Kinnear’s words did not strike a chord with Given yesterday as he felt there was precious little unity and not too much constructive support from the owners during his decade or so around the place. For the bulk of those 11 and a half years he kept his head down and silently did his utmost to get on with things as best he could.
And, as the Donegalman was unveiled by Manchester City ahead of a likely debut against Middlesbrough this weekend, the goalkeeper’s frustration, not least with the way he had been treated in his final few weeks in England’s north east, was all too obvious.
“People were saying I was so happy and comfortable,” he said. “I was happy in a sense but I was not comfortable with the way it (life at the club) was going.”
And matters weren’t helped, he insisted, by the club’s reaction to his decision to leave. “I just felt that after I’d been there for nearly 12 years and the service I gave the club, the regime at Newcastle could have handled the whole thing a bit better.
“They made me do things I didn’t want to do and this was an opportunity to further my career and pick up more silverware.
“The first contact I had with Mike Ashley was on January 26th,” he continued. “There were a few things they could have tried to do to convince me to stay but they didn’t. In the end they were happy to take the money and move on.”
In less than a dozen years on Tyneside, Given had worked under a third of the managers the club had and while he didn’t single Kinnear out for any criticism, it was under the present manager that the club suffered the 5-1 drubbing by Liverpool. It was a defeat that had finally made up his mind to leave.
“Over the last six months things have been fizzling out,” he said. “It has not been enjoyable going into training but that Liverpool game at home was such a low point in my career. Walking off the pitch I was so low I would have been quite happy if I had never seen a football again. It was a real kick in the teeth.

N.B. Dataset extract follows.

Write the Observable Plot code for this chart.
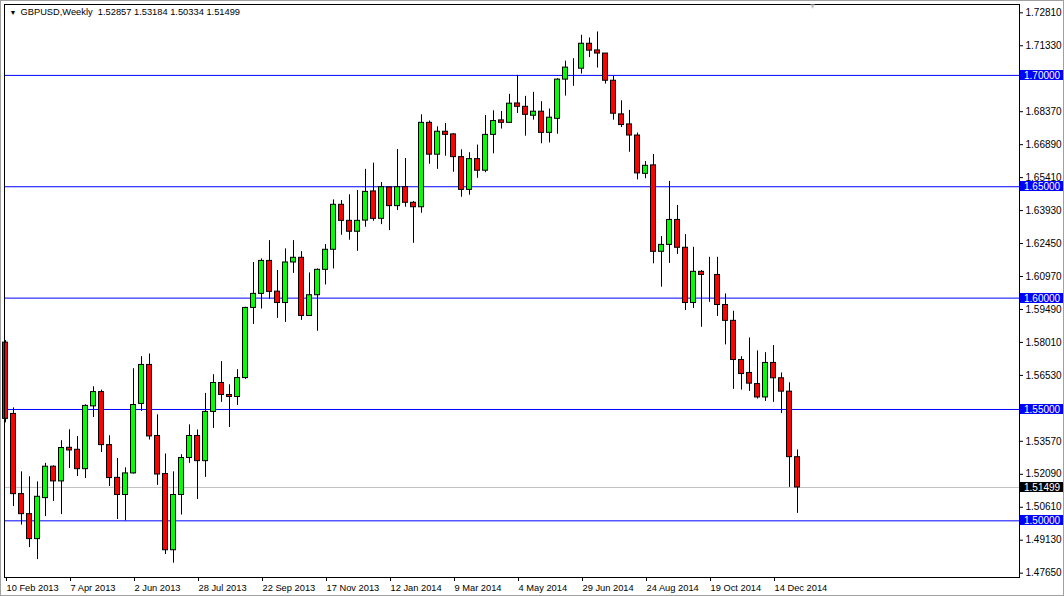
<!DOCTYPE html>
<html><head><meta charset="utf-8">
<script src="https://cdn.jsdelivr.net/npm/d3@7"></script>
<script src="https://cdn.jsdelivr.net/npm/@observablehq/plot@0.6"></script>
<style>
html,body{margin:0;padding:0;background:#fff;}
#chart svg{display:block;outline:1px solid #a0a0a0;outline-offset:-1px;}
</style></head><body><div id="chart"></div>
<script>
// Weekly GBPUSD candles, bar 0 = week of 10 Feb 2013
const opens = [1.5800,1.5480,1.5120,1.5030,1.4918,1.5102,1.5243,1.5177,1.5328,1.5319,
1.5232,1.5514,1.5578,1.5340,1.5193,1.5116,1.5213,1.5525,1.5700,1.5381,
1.5210,1.4868,1.5116,1.5282,1.5381,1.5268,1.5489,1.5619,1.5565,1.5556,
1.5641,1.5956,1.6019,1.6167,1.6029,1.5978,1.6160,1.6181,1.5920,1.6013,
1.6127,1.6217,1.6419,1.6347,1.6298,1.6348,1.6479,1.6356,1.6497,1.6413,
1.6498,1.6428,1.6408,1.6787,1.6644,1.6747,1.6735,1.6633,1.6486,1.6624,
1.6572,1.6733,1.6798,1.6787,1.6874,1.6859,1.6819,1.6837,1.6742,1.6805,
1.6981,1.7033,1.7030,1.7142,1.7112,1.7098,1.6976,1.6825,1.6780,1.6730,
1.6558,1.6596,1.6208,1.6239,1.6351,1.6226,1.5978,1.6118,1.6104,1.6104,
1.5969,1.5898,1.5722,1.5664,1.5614,1.5554,1.5709,1.5640,1.5580,1.52857];
const highs = [1.5809,1.5507,1.5220,1.5198,1.5175,1.5258,1.5247,1.5360,1.5409,1.5378,
1.5521,1.5602,1.5587,1.5382,1.5280,1.5238,1.5683,1.5737,1.5749,1.5476,
1.5300,1.5220,1.5297,1.5431,1.5408,1.5572,1.5656,1.5715,1.5611,1.5679,
1.5959,1.6160,1.6176,1.6258,1.6124,1.6221,1.6258,1.6209,1.6113,1.6131,
1.6240,1.6441,1.6438,1.6464,1.6483,1.6578,1.6606,1.6519,1.6498,1.6667,
1.6627,1.6434,1.6823,1.6795,1.6769,1.6784,1.6738,1.6666,1.6653,1.6687,
1.6820,1.6841,1.6838,1.6915,1.7000,1.6906,1.6924,1.6882,1.6849,1.6985,
1.7064,1.7075,1.7180,1.7168,1.7195,1.7098,1.6997,1.6886,1.6843,1.6741,
1.6613,1.6645,1.6276,1.6524,1.6416,1.6285,1.6228,1.6124,1.6183,1.6183,
1.6019,1.5941,1.5737,1.5821,1.5763,1.5755,1.5787,1.5664,1.5620,1.53184];
const lows = [1.5440,1.5064,1.4981,1.4880,1.4826,1.5019,1.5087,1.5028,1.5235,1.5199,
1.5190,1.5464,1.5307,1.5154,1.5006,1.5000,1.5210,1.5491,1.5363,1.5159,
1.4849,1.4810,1.5026,1.5258,1.5096,1.5195,1.5415,1.5532,1.5419,1.5518,
1.5635,1.5882,1.5951,1.5995,1.5909,1.5891,1.6111,1.5900,1.5918,1.5851,
1.6059,1.6131,1.6282,1.6260,1.6210,1.6318,1.6345,1.6330,1.6303,1.6393,
1.6408,1.6246,1.6381,1.6601,1.6578,1.6637,1.6565,1.6453,1.6462,1.6538,
1.6563,1.6648,1.6759,1.6786,1.6829,1.6727,1.6799,1.6693,1.6697,1.6736,
1.6907,1.6951,1.7006,1.7080,1.7033,1.6961,1.6799,1.6766,1.6655,1.6531,
1.6536,1.6154,1.6049,1.6156,1.6196,1.5944,1.5954,1.5869,1.5981,1.5918,
1.5790,1.5590,1.5587,1.5581,1.5547,1.5536,1.5532,1.5482,1.5150,1.50334];
const closes = [1.5458,1.5120,1.5030,1.4918,1.5108,1.5243,1.5177,1.5327,1.5316,1.5232,
1.5516,1.5578,1.5340,1.5192,1.5116,1.5213,1.5520,1.5700,1.5379,1.5208,
1.4868,1.5116,1.5282,1.5381,1.5268,1.5489,1.5619,1.5565,1.5556,1.5641,
1.5956,1.6019,1.6167,1.6028,1.5978,1.6160,1.6181,1.5920,1.6013,1.6127,
1.6217,1.6419,1.6347,1.6298,1.6347,1.6477,1.6356,1.6498,1.6413,1.6498,
1.6428,1.6408,1.6787,1.6644,1.6747,1.6733,1.6633,1.6486,1.6624,1.6572,
1.6733,1.6795,1.6787,1.6873,1.6859,1.6823,1.6837,1.6742,1.6810,1.6981,
1.7035,1.7033,1.7142,1.7111,1.7098,1.6976,1.6828,1.6777,1.6730,1.6560,
1.6594,1.6208,1.6239,1.6351,1.6226,1.5978,1.6118,1.6104,1.6104,1.5969,
1.5898,1.5722,1.5659,1.5616,1.5554,1.5709,1.5640,1.5580,1.5286,1.51499];

const levels = [1.70, 1.65, 1.60, 1.55, 1.50];
const lastPrice = 1.51499;
const yTicks = [1.72810,1.71330,1.68370,1.66890,1.65410,1.63930,1.62450,1.60970,
  1.59490,1.58010,1.56530,1.53570,1.52090,1.50610,1.49130,1.47650];
const xTickBars = [0,8,16,24,32,40,48,56,64,72,80,88,96];
const xTickLabels = ["10 Feb 2013","7 Apr 2013","2 Jun 2013","28 Jul 2013","22 Sep 2013",
  "17 Nov 2013","12 Jan 2014","9 Mar 2014","4 May 2014","29 Jun 2014","24 Aug 2014",
  "19 Oct 2014","14 Dec 2014"];
const titleText = "GBPUSD,Weekly \u00a01.52857 1.53184 1.50334 1.51499";

const bars = opens.map((o, i) => ({i, o, h: highs[i], l: lows[i], c: closes[i]}));
const FONT = "Liberation Sans, Arial, sans-serif";

function priceBoxes(index, scales, values, dimensions) {
  const g = d3.create("svg:g").attr("font-family", FONT).attr("font-size", 10)
    .attr("text-anchor", "start");
  const x0 = dimensions.width - dimensions.marginRight + 1;
  const items = levels.map(v => ({v, fill: "#0000ff"})).concat([{v: lastPrice, fill: "#000000"}]);
  for (const it of items) {
    const y = Math.round(scales.y(it.v));
    g.append("rect").attr("x", x0).attr("y", y - 5).attr("width", 43).attr("height", 10).attr("fill", it.fill);
    g.append("text").attr("x", x0 + 4).attr("y", y).attr("dy", "0.35em")
      .attr("text-anchor", "start").attr("fill", "#ffffff").text(it.v.toFixed(5));
  }
  return g.node();
}

const chart = Plot.plot({
  width: 1064,
  height: 596,
  marginLeft: 4,
  marginRight: 45,
  marginTop: 4,
  marginBottom: 19,
  style: {fontFamily: FONT, background: "#ffffff", color: "#000"},
  x: {type: "linear", domain: [-0.125, 126.75], axis: null},
  y: {domain: [1.47456, 1.73183], axis: null},
  marks: [
    Plot.ruleY(levels, {stroke: "#0000ff", strokeWidth: 1}),
    Plot.ruleY([lastPrice], {stroke: "#c0c0c0", strokeWidth: 1}),
    Plot.ruleX(bars, {x: "i", y1: "l", y2: "h", stroke: "#000", strokeWidth: 1}),
    Plot.rect(bars, {
      x1: d => d.i - 0.3125, x2: d => d.i + 0.3125,
      y1: "o", y2: "c",
      fill: d => d.c > d.o ? "#00ff00" : d.c < d.o ? "#ff0000" : "#000000",
      stroke: "#000", strokeWidth: 1
    }),
    Plot.frame({stroke: "#000"}),
    Plot.axisY(yTicks, {anchor: "right", tickSize: 3, tickPadding: 3, fontSize: 10,
      tickFormat: d => d.toFixed(5), label: null, stroke: "#000"}),
    Plot.axisX(xTickBars, {anchor: "bottom", tickSize: 4, tickPadding: 3, fontSize: 9.3,
      textAnchor: "start", dx: 1, tickFormat: d => xTickLabels[xTickBars.indexOf(d)],
      label: null, stroke: "#000"}),
    priceBoxes,
    Plot.text([titleText], {frameAnchor: "top-left", text: d => d, dx: 16, dy: 8,
      textAnchor: "start", lineAnchor: "middle", fontSize: 9.3, fill: "#000"}),
    Plot.text(["\u25BC"], {frameAnchor: "top-left", text: d => d, dx: 5, dy: 8,
      textAnchor: "start", lineAnchor: "middle", fontSize: 7, fill: "#000"}),
    Plot.text(["\u25BC"], {frameAnchor: "top-right", text: d => d, dx: -207, dy: 2,
      textAnchor: "middle", lineAnchor: "middle", fontSize: 8, fill: "#c8c8c8"})
  ]
});
document.getElementById("chart").appendChild(chart);
</script></body></html>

“Maybe it is selfish but I felt I deserved better than that. I went to Newcastle to try to win something but it hadn’t materialised and I felt I should be at a club that is challenging for honours.
“As it is there is an interim manager up there until the end of the season. The club was up for sale and now it isn’t but they are going through another difficult period. The fans deserve better. All I can do is wish those supporters well because now I have to move forward to a new chapter of my life.”
It has been suggested the 32-year-old Irishman has, in choosing to join City, opted to leap from the frying pan into the fire, but Given insists that the buzz around the club just now, as well as the proliferation of expensive new players like Robinho, Wayne Bridge and Nigel de Jong, provides a clear sense it is moving in the right direction.
“This is a club that will definitely go places in the future,” he said. “The manager has talked me through where the club wants to go and it’s very exciting. The training is already a step up from the level I am used to. I’m honoured really that the manager has picked me to be part of it all.”
Asked about Given’s comments yesterday afternoon, Kinnear said: “I have always had a great relationship with Shay. He is one of the best goalkeepers in the world.”